Indian clothes were always worn for special occasions in my home. Whenever we had a pooja, a party or a wedding, I would get so excited that I could finally wear my beautiful beaded skirts and blouses, because, no matter how itchy and uncomfortable they were, nothing made me feel prettier. 

Most Indian clothes are made for their wearer. People will buy natural fabrics and send them to a tailor who will sew the clothing to the wearers exact measurements with plenty of allowance for alteration. Even in shops where people can buy ready to wear clothes, there is always a tailor in-store who will adjust the clothes to the customer’s specifications. This local, sustainable and affordable form of fashion is the standard in India, keeping the fast fashion industry in check.

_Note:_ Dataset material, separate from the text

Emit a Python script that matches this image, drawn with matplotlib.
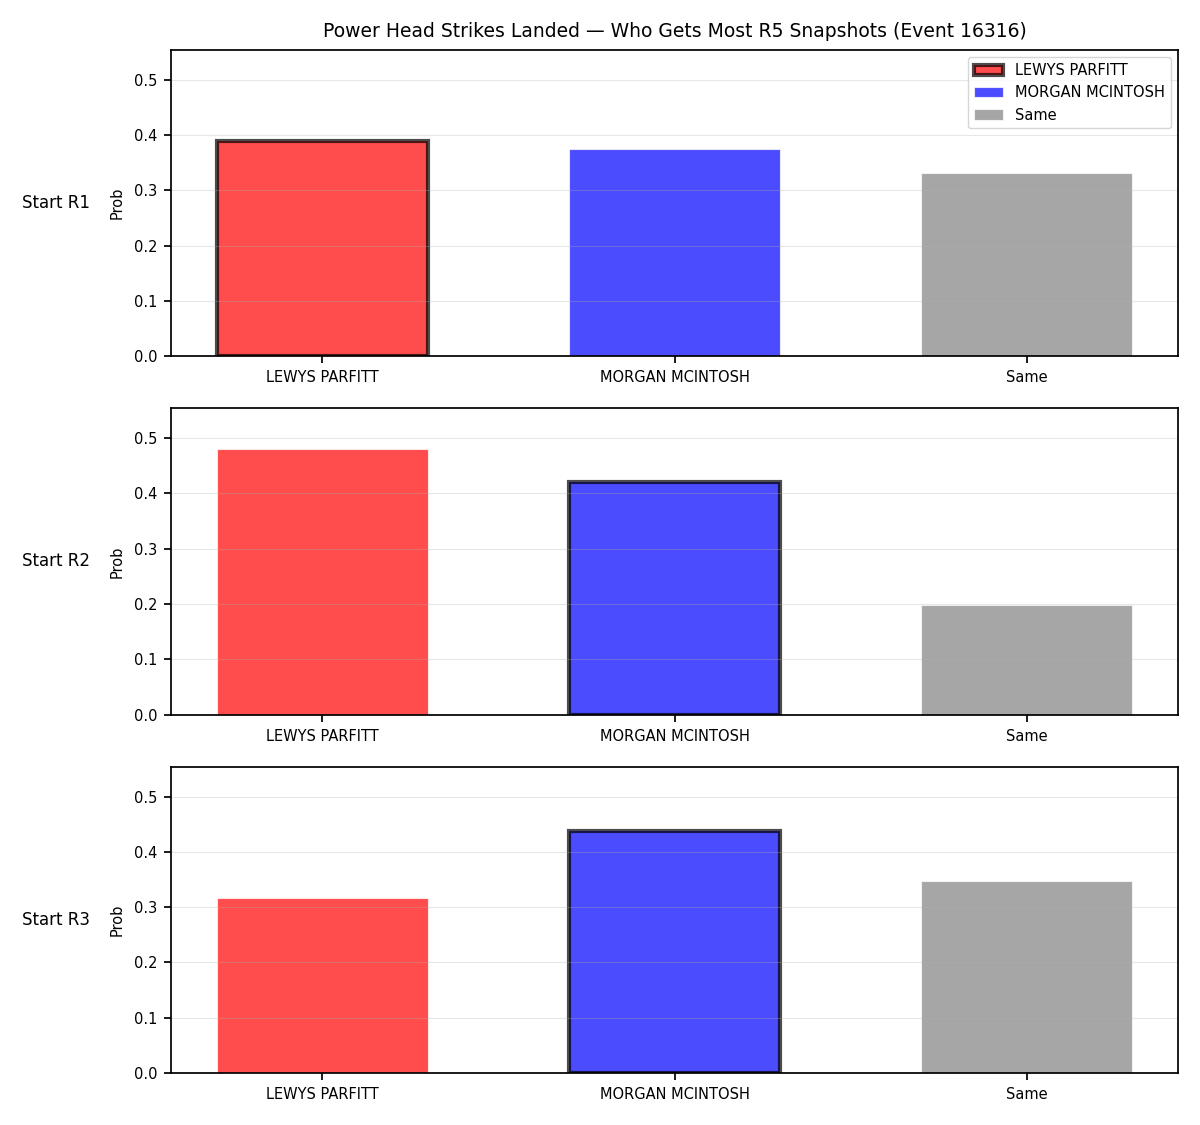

I have an entire closet full of beautiful Indian clothes that were made to fit me, yet I can never wear them outside while I am in the United States. Despite feeling more comfortable and classy in my Indian clothing than in anything else, I cannot help but feel exposed, like a spectacle, when I wear Indian clothes out in public.

During fall quarter, I had to film a video for a The DePaulia article I wrote about the religious holiday Navratri, celebrating the Hindu goddess Durga. I remember getting dressed in my least traditional, most Western-friendly kurta with black leggings and heading over to Lincoln Park via the Red Line. The entire time I was in public, I was hyper aware of the fact that people were whipping their heads around with wide eyes to get a good look at me, staring me down from afar, following my movement with their eyes. 

Around Diwali, the Hindu festival of lights, my friend and I got dressed in sarees to attend a Diwali party, and we both saw how people either blatantly stared at us or very pointedly looked away from us. For some reason, it stung a little more when they looked away. Most likely, the people that looked away were trying to be polite, but it made me feel more ostracized and foreign than if they had gawked.

When I wear my Western clothing, I look ethnically ambiguous. I easily blend in with the American masses. In my Indian clothes, however, I am un-American, a non-Christian foreigner who sticks out of the crowd, who does not belong to this country, who needs to learn how to assimilate. 

The United States was founded off immigration. American culture is the clashing of so many different cultures, yet I feel like I have to give up part of my culture and identity in order to make Americans comfortable. 

My clothes are an important part of not only my personality, but my culture and the way that I express it. As much as I love Western fashion, it hurts that I don’t feel safe wearing anything else in public.